Syracuse University has launched a comprehensive AI education model built around a university‑wide portfolio that integrates AI across academic programs, research, and student development. Beginning in Fall 2026, Syracuse will offer new bachelor’s and master’s degrees in AI, an integrative AI degree, seven interdisciplinary AI minors, and expanded undergraduate research opportunities through its student‑led United AI organization. A unique feature of the program is a peer‑led AI bootcamp that gives students hands‑on experience with real tools and workflows from their first days on campus, an early‑immersion model that prepares students to use AI before they even choose a major. The bootcamp also offers stackable micro-credentials and project‑based learning that help students develop applied AI skills and gain practical experience through research and industry partnerships.
The University of Maryland’s new AI programs recognize that AI adoption requires both technical expertise and domain knowledge. While one degree focuses on building AI systems, the other prepares graduates to evaluate and deploy AI within organizational, legal, and policy settings where adoption decisions are increasingly made.
The University of Washington launched an interdisciplinary AI minor open to students across all majors. Set to begin in Spring 2027, the program blends technical coursework with instruction on ethics, societal impacts, and real‑world decision‑making. A defining element is a capstone-style project in which students use AI tools to address a problem in their own discipline and then assess how the AI‑enabled solution differs from what they could have produced without it. This applied requirement helps students understand both the strengths and limits of AI in context, giving them a clearer understanding of when the technology adds value and when traditional methods may be more effective.
Across these universities, a common pattern emerges: The strongest AI programs extend well beyond standalone computer science or AI degrees. This interdisciplinary approach reflects the growing demand for professionals who can evaluate, integrate, and responsibly use AI within existing workflows. By embedding AI throughout existing academic programs and pairing AI education with domain expertise, these universities prepare students to apply the technology within the industries where they will work rather than treating AI as a niche specialty. This approach also reaches a broader student population, producing graduates who combine field expertise, such as public health or urban planning, with practical AI skills.
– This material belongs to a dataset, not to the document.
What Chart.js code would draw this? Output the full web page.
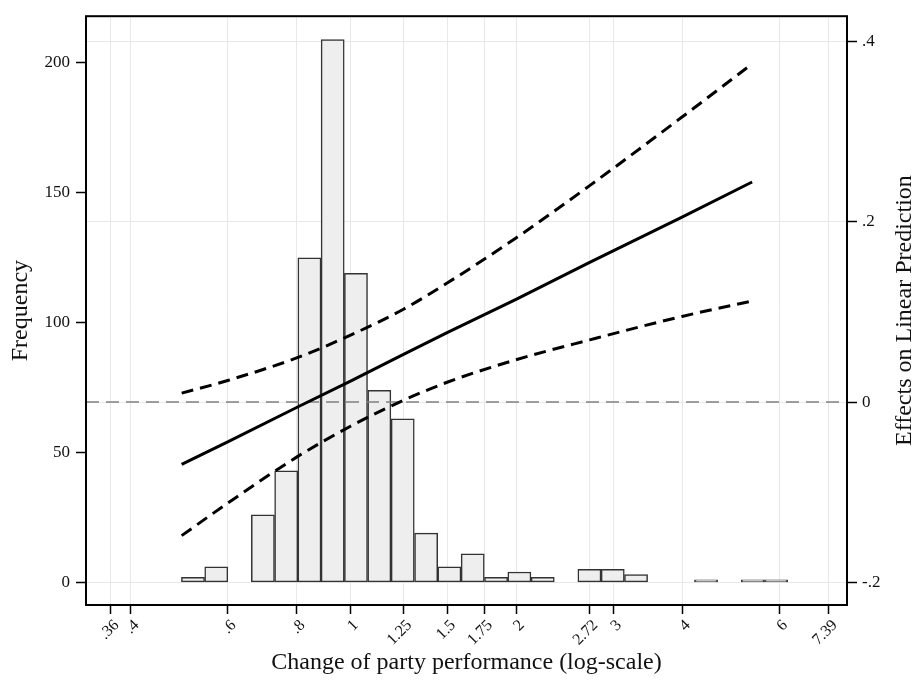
<!DOCTYPE html>
<html>
<head>
<meta charset="utf-8">
<script src="https://cdn.jsdelivr.net/npm/chart.js@4.4.1/dist/chart.umd.min.js"></script>
<style>
  html, body { margin: 0; padding: 0; background: #fff; }
  #wrap { width: 921px; height: 681px; }
</style>
</head>
<body>
<div id="wrap"><canvas id="chart"></canvas></div>
<script>
// histogram bins (centre of each bin on the original scale) and counts
const binCenters = [0.519, 0.572, 0.630, 0.695, 0.766, 0.844, 0.930, 1.025, 1.130, 1.246, 1.374, 1.514, 1.669,
  1.840, 2.028, 2.236, 2.465, 2.717, 2.995, 3.301, 3.639, 4.012, 4.422, 4.875, 5.374, 5.924];
const binCounts = [2, 6, 0, 26, 43, 125, 209, 119, 74, 63, 19, 6, 11, 2, 4, 2, 0, 5, 5, 3, 0, 0, 1, 0, 1, 1];

// marginal effect and its confidence band
const predX = [0.495, 0.6, 0.8, 1, 1.25, 1.5, 2, 2.72, 4, 5.36];
const fitLine = [-0.069, -0.044, -0.006, 0.023, 0.053, 0.077, 0.114, 0.155, 0.205, 0.244];
const upperCI = [0.010, 0.024, 0.049, 0.074, 0.103, 0.132, 0.182, 0.240, 0.316, 0.375];
const lowerCI = [-0.148, -0.112, -0.061, -0.027, 0.002, 0.022, 0.047, 0.069, 0.095, 0.112];

const xTickValues = [0.3679, 0.4, 0.6, 0.8, 1, 1.25, 1.5, 1.75, 2, 2.718, 3, 4, 6, 7.389];
const xTickLabels = ['.36', '.4', '.6', '.8', '1', '1.25', '1.5', '1.75', '2', '2.72', '3', '4', '6', '7.39'];
const freqTicks = [0, 50, 100, 150, 200];
const effectTicks = [-0.2, 0, 0.2, 0.4];
const effectLabels = ['-.2', '0', '.2', '.4'];

const SERIF = "'Liberation Serif', 'DejaVu Serif', serif";
const X_MIN = 0.332, X_MAX = 7.966;

const pts = (xs, ys) => xs.map((x, i) => ({ x, y: ys[i] }));

const decorations = {
  id: 'decorations',
  afterDatasetDraw(chart, args) {
    if (args.meta.type !== 'bar') return;
    const { ctx, chartArea: a } = chart;
    const y = chart.scales.y2.getPixelForValue(0);
    ctx.save();
    ctx.strokeStyle = '#808080';
    ctx.lineWidth = 1.5;
    ctx.setLineDash([13, 7]);
    ctx.beginPath();
    ctx.moveTo(a.left, y);
    ctx.lineTo(a.right, y);
    ctx.stroke();
    ctx.restore();
  },
  afterDraw(chart) {
    const { ctx, chartArea: a } = chart;
    ctx.save();
    ctx.strokeStyle = '#000';
    ctx.lineWidth = 2;
    ctx.strokeRect(a.left, a.top, a.right - a.left, a.bottom - a.top);
    ctx.translate(905, (a.top + a.bottom) / 2);
    ctx.rotate(-Math.PI / 2);
    ctx.fillStyle = '#111';
    ctx.font = `24px ${SERIF}`;
    ctx.textAlign = 'center';
    ctx.textBaseline = 'middle';
    ctx.fillText('Effects on Linear Prediction', 0, 0);
    ctx.restore();
  }
};

new Chart(document.getElementById('chart'), {
  type: 'bar',
  data: {
    datasets: [
      {
        type: 'bar', label: 'Frequency', data: pts(binCenters, binCounts),
        xAxisID: 'xBins', yAxisID: 'y', order: 3, grouped: false,
        backgroundColor: '#eeeeee', borderColor: '#333', borderWidth: 1.5, borderSkipped: false,
        barPercentage: 1, categoryPercentage: 1
      },
      {
        type: 'line', label: 'Upper CI', data: pts(predX, upperCI), xAxisID: 'x', yAxisID: 'y2', order: 1,
        borderColor: '#000', borderWidth: 3, borderDash: [12, 7], pointRadius: 0, fill: false,
        cubicInterpolationMode: 'monotone'
      },
      {
        type: 'line', label: 'Lower CI', data: pts(predX, lowerCI), xAxisID: 'x', yAxisID: 'y2', order: 1,
        borderColor: '#000', borderWidth: 3, borderDash: [12, 7], pointRadius: 0, fill: false,
        cubicInterpolationMode: 'monotone'
      },
      {
        type: 'line', label: 'Effect', data: pts(predX, fitLine), xAxisID: 'x', yAxisID: 'y2', order: 1,
        borderColor: '#000', borderWidth: 3, pointRadius: 0, fill: false, tension: 0
      }
    ]
  },
  options: {
    responsive: true,
    maintainAspectRatio: false,
    animation: false,
    layout: { padding: { top: 12, left: 0, right: 0, bottom: 0 } },
    plugins: { legend: { display: false }, tooltip: { enabled: false } },
    scales: {
      x: {
        type: 'logarithmic', position: 'bottom', min: X_MIN, max: X_MAX, bounds: 'data', offset: false,
        afterBuildTicks: (s) => { s.ticks = xTickValues.map((v) => ({ value: v })); },
        afterFit: (s) => { s.height = 76; },
        ticks: {
          autoSkip: false, minRotation: 45, maxRotation: 45, labelOffset: 6, padding: 2,
          color: '#111', font: { family: SERIF, size: 16 },
          callback: (v, i) => xTickLabels[i]
        },
        grid: { offset: false, color: '#e8e8e8', lineWidth: 1, drawOnChartArea: true, tickLength: 9, tickColor: '#000', tickWidth: 1.5 },
        border: { display: false },
        title: { display: true, text: 'Change of party performance (log-scale)', color: '#111', font: { family: SERIF, size: 24 }, padding: { top: 0, bottom: 4 } }
      },
      xBins: {
        type: 'logarithmic', position: 'bottom', display: false, min: X_MIN, max: X_MAX, bounds: 'data', offset: false,
        afterBuildTicks: (s) => { s.ticks = binCenters.map((v) => ({ value: v })); },
        grid: { offset: false }
      },
      y: {
        position: 'left', min: -8.7, max: 218,
        afterBuildTicks: (s) => { s.ticks = freqTicks.map((v) => ({ value: v })); },
        afterFit: (s) => { s.width = 86; },
        ticks: { color: '#111', padding: 6, font: { family: SERIF, size: 17 } },
        grid: { drawOnChartArea: false, tickLength: 10, tickColor: '#000', tickWidth: 1.5 },
        border: { display: false },
        title: { display: true, text: 'Frequency', color: '#111', font: { family: SERIF, size: 24 }, padding: { top: 6, bottom: 0 } }
      },
      y2: {
        position: 'right', min: -0.2249, max: 0.4278,
        afterBuildTicks: (s) => { s.ticks = effectTicks.map((v) => ({ value: v })); },
        afterFit: (s) => { s.width = 74; },
        ticks: { color: '#111', padding: 5, font: { family: SERIF, size: 17 }, callback: (v, i) => effectLabels[i] },
        grid: { drawOnChartArea: true, color: '#e8e8e8', tickLength: 10, tickColor: '#000', tickWidth: 1.5 },
        border: { display: false }
      }
    }
  },
  plugins: [decorations]
});
</script>
</body>
</html>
To succeed in an AI-enabled economy, workers in virtually every industry will need to develop AI fluency. Universities should move beyond isolated AI majors and integrate AI literacy across their curricula, so graduates learn to apply AI within their chosen professions. But preparing the workforce also means helping today’s workers adapt. Policymakers should support competitive grants for universities to develop interdisciplinary AI curricula, encourage partnerships between higher education and industry, and expand support for stackable AI microcredentials and certificate programs that allow workers to build AI skills throughout their careers. Building an AI-ready workforce requires more than training the next generation of AI engineers—it requires giving students and incumbent workers alike the opportunity to develop practical AI skills that complement their existing expertise.